От голого словотворчества Хлебников переходил к применению его в практической задаче, хотя бы описание кузнечичка:
Крылышкуя золотописьмом тончайших жил*,
Кузнечик в кузов пуза уложил
Премного разных трав и вер.
Пинь-пинь-пинь — тарарахнул зензивер.
О неждарь вечерней зари!
О неждал!
Озари!
И наконец классика:
У колодца*
Расколоться
Так хотела бы вода,
Чтоб в болотце
С позолотцей
Отразились повода.
Мчась, как узкая змея,
Так хотела бы струя,
Так хотела бы водица
Убегать и расходиться,
Чтоб ценой работы добыты
Зеленее стали чоботы
Черноглазые ее.
Шопот, топот, неги стон,
Краска темная стыда,
Окна избы с трех сторон,
Краска темная стыда.
Оговариваюсь: стихи привожу на память, могу ошибиться в деталях и вообще не пытаюсь этим крохотным очерком очертить всего Хлебникова.

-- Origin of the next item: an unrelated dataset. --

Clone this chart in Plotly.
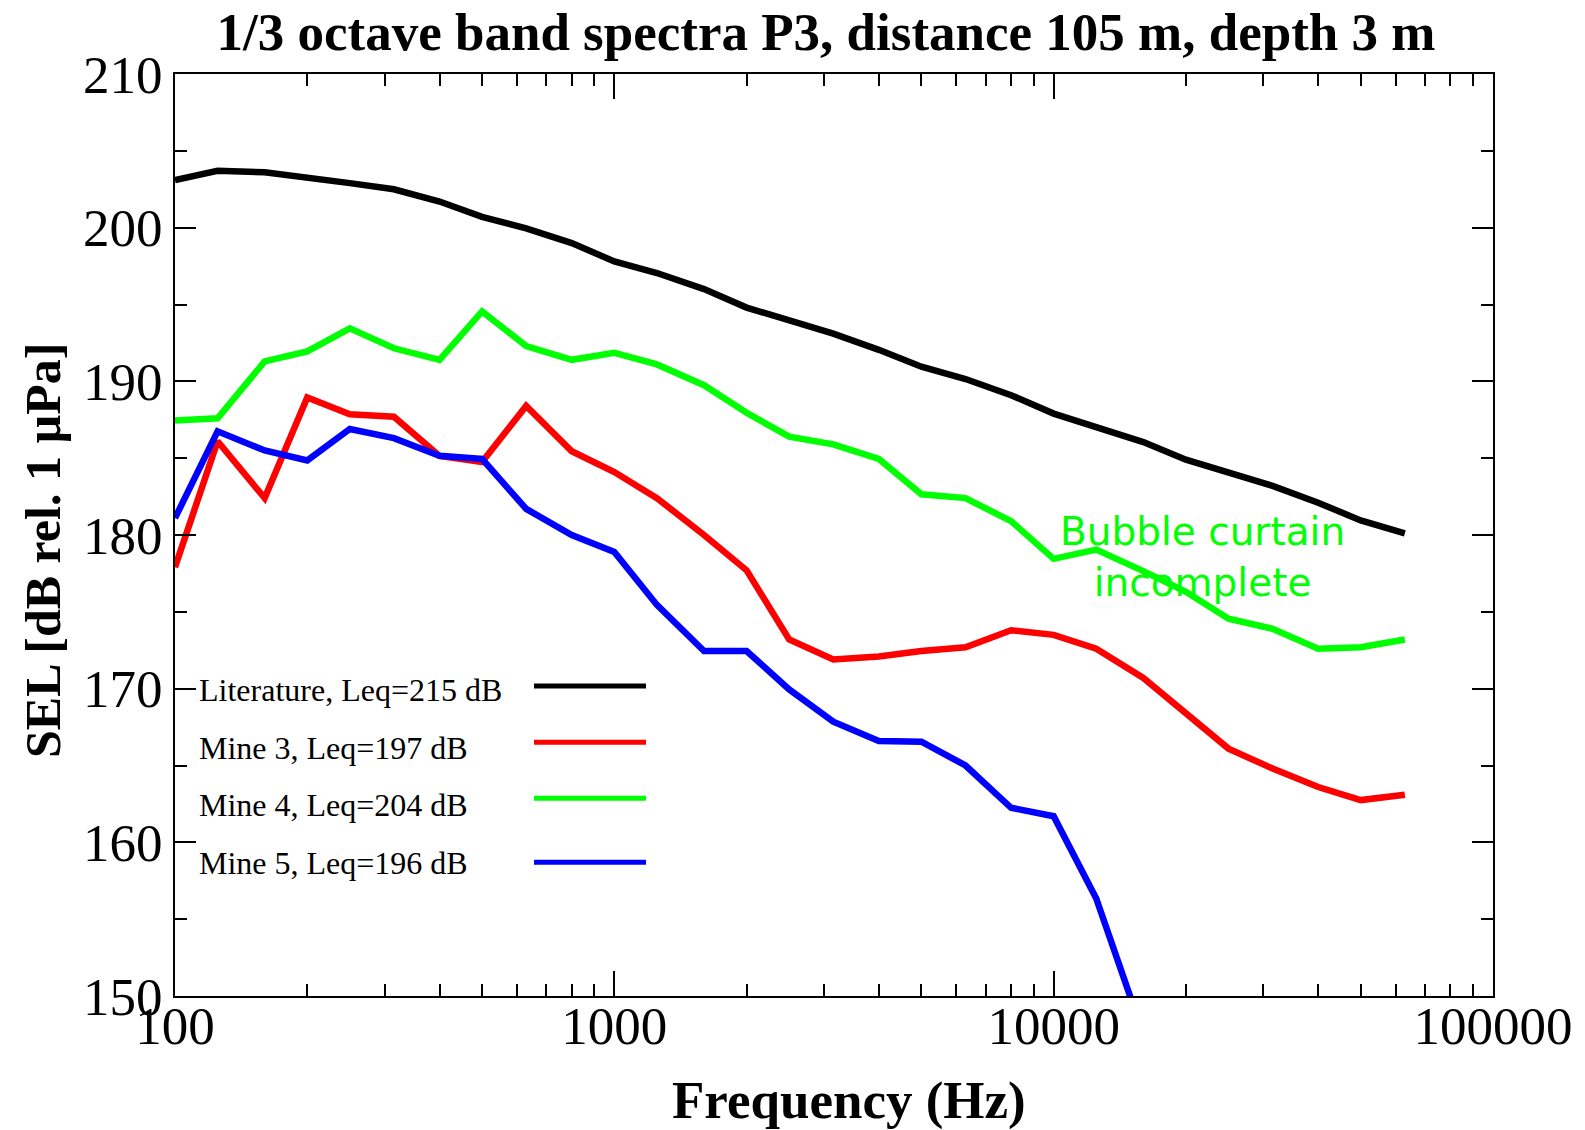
import plotly.graph_objects as go

freq = [100, 125, 160, 200, 250, 315, 400, 500, 630, 800, 1000, 1250, 1600, 2000,
        2500, 3150, 4000, 5000, 6300, 8000, 10000, 12500, 16000, 20000, 25000,
        31500, 40000, 50000, 63000]

literature = [203.1, 203.7, 203.6, 203.3, 202.9, 202.5, 201.7, 200.7, 199.95, 199.0,
              197.8, 197.05, 196.0, 194.8, 194.0, 193.1, 192.05, 190.95, 190.15, 189.1,
              187.9, 187.05, 186.05, 184.9, 184.1, 183.2, 182.1, 180.95, 180.1]

mine3 = [177.9, 186.1, 182.4, 188.95, 187.85, 187.7, 185.15, 184.75, 188.4, 185.45,
         184.1, 182.4, 180.0, 177.7, 173.2, 171.9, 172.1, 172.45, 172.7, 173.8,
         173.5, 172.6, 170.7, 168.45, 166.1, 164.8, 163.6, 162.75, 163.1]

mine4 = [187.45, 187.6, 191.3, 191.95, 193.45, 192.15, 191.4, 194.55, 192.3, 191.4,
         191.85, 191.1, 189.75, 187.95, 186.4, 185.9, 184.95, 182.65, 182.4, 180.9,
         178.45, 179.05, 177.65, 176.3, 174.55, 173.9, 172.6, 172.7, 173.2]

mine5_freq = freq[:23]
mine5 = [181.1, 186.75, 185.5, 184.85, 186.9, 186.3, 185.15, 184.95, 181.7, 180.0,
         178.9, 175.45, 172.45, 172.45, 169.95, 167.85, 166.6, 166.55, 165.0, 162.25,
         161.7, 156.35, 147.5]

series_names = ["Literature, Leq=215 dB", "Mine 3, Leq=197 dB",
                "Mine 4, Leq=204 dB", "Mine 5, Leq=196 dB"]
series_colors = ["#000000", "#ff0000", "#00ff00", "#0000ff"]
series_x = [freq, freq, freq, mine5_freq]
series_y = [literature, mine3, mine4, mine5]

title_text = "1/3 octave band spectra P3, distance 105 m, depth 3 m"
x_title = "Frequency (Hz)"
y_title = "SEL [dB rel. 1 µPa]"
note_text = "Bubble curtain<br>incomplete"
x_tickvals = [100, 1000, 10000, 100000]
x_ticktext = ["100", "1000", "10000", "100000"]

W, H = 1585, 1130
L, R, T, B = 175, 1493, 74, 996
pw, ph = R - L, B - T

serif = "Liberation Serif, Times New Roman, serif"

fig = go.Figure()
for xs, ys, name, col in zip(series_x, series_y, series_names, series_colors):
    fig.add_trace(go.Scatter(x=xs, y=ys, mode="lines", name=name,
                             line=dict(color=col, width=6.5), showlegend=False))

def px_x(p):
    return (p - L) / pw

def px_y(p):
    return (B - p) / ph

# legend (text left, line sample right, as in the original)
legend_text_y = [690, 747.5, 805, 862.5]
legend_line_y = [686, 742.3, 798.3, 862.3]
for name, col, ty, ly in zip(series_names, series_colors, legend_text_y, legend_line_y):
    fig.add_annotation(x=px_x(197), y=px_y(ty), xref="paper", yref="paper",
                       text=name, showarrow=False, xanchor="left", yanchor="middle",
                       font=dict(family=serif, size=32, color="black"))
    fig.add_shape(type="line", xref="paper", yref="paper",
                  x0=px_x(534), x1=px_x(646), y0=px_y(ly), y1=px_y(ly),
                  line=dict(color=col, width=5))

fig.add_annotation(x=px_x(1202), y=px_y(557), xref="paper", yref="paper",
                   text=note_text, showarrow=False, xanchor="center", yanchor="middle",
                   font=dict(family="DejaVu Sans", size=39, color="#00ff00"))

fig.add_annotation(x=px_x(43), y=px_y(551), xref="paper", yref="paper",
                   text="<b>" + y_title + "</b>", showarrow=False, textangle=-90,
                   xanchor="center", yanchor="middle",
                   font=dict(family=serif, size=50, color="black"))

fig.add_annotation(x=px_x(849), y=px_y(1100), xref="paper", yref="paper",
                   text="<b>" + x_title + "</b>", showarrow=False,
                   xanchor="center", yanchor="middle",
                   font=dict(family=serif, size=53, color="black"))

fig.update_layout(
    width=W, height=H,
    margin=dict(l=L, r=W - R, t=T, b=H - B, autoexpand=False),
    paper_bgcolor="white", plot_bgcolor="white",
    title=dict(text="<b>" + title_text + "</b>", x=826 / W, xanchor="center",
               y=1 - 31 / H, yanchor="middle", yref="container",
               font=dict(family=serif, size=53, color="black")),
    showlegend=False,
)

fig.update_xaxes(
    type="log", range=[2, 5], tickvals=x_tickvals, ticktext=x_ticktext,
    automargin=False,
    showgrid=False, zeroline=False,
    showline=True, linecolor="black", linewidth=2, mirror="ticks",
    ticks="inside", ticklen=25, tickwidth=2, tickcolor="black",
    tickfont=dict(family=serif, size=53, color="black"),
    ticklabelstandoff=-18,
    minor=dict(ticks="inside", ticklen=12, tickwidth=2, tickcolor="black",
               dtick="D1", showgrid=False),
)
fig.update_yaxes(
    range=[150, 210], dtick=10, tick0=150,
    automargin=False,
    showgrid=False, zeroline=False,
    showline=True, linecolor="black", linewidth=2, mirror="ticks",
    ticks="inside", ticklen=21, tickwidth=2, tickcolor="black",
    tickfont=dict(family=serif, size=53, color="black"),
    ticklabelstandoff=0,
    minor=dict(ticks="inside", ticklen=12, tickwidth=2, tickcolor="black",
               dtick=5, showgrid=False),
)

fig.write_html("out.html", config={"displayModeBar": False},
               post_script="document.body.style.margin='0px';")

Еще одно: я намеренно не останавливаюсь на огромнейших фантастико-исторических работах Хлебникова, так как в основе своей — это поэзия.
Жизнь Хлебникова.
Хлебникова лучше всего определяют его собственные слова:
Сегодня снова я пойду*
Туда — на жизнь, на торг, на рынок,
И войско песен поведу
С прибоем рынка в поединок.
Я знаю Хлебникова двенадцать лет. Он часто приезжал в Москву, и тогда, кроме последних дней, мы виделись с ним ежедневно.
Меня поражала работа Хлебникова. Его пустая комната всегда была завалена тетрадями, листами и клочками, исписанными его мельчайшим почерком. Если случайность не подворачивала к этому времени издание какого-нибудь сборника и если кто-нибудь не вытягивал из вороха печатаемый листок — при поездках рукописями набивалась наволочка, на подушке спал путешествующий Хлебников, а потом терял подушку.
Ездил Хлебников очень часто. Ни причин, ни сроков его поездок нельзя было понять. Года три назад мне удалось с огромным трудом устроить платное печатание его рукописей (Хлебниковым была передана мне небольшая папка путанейших рукописей, взятых Якобсоном в Прагу*, написавшим единственную прекраснейшую брошюру о Хлебникове). Накануне сообщенного ему дня получения разрешения и денег я встретил его на Театральной* площади с чемоданчиком.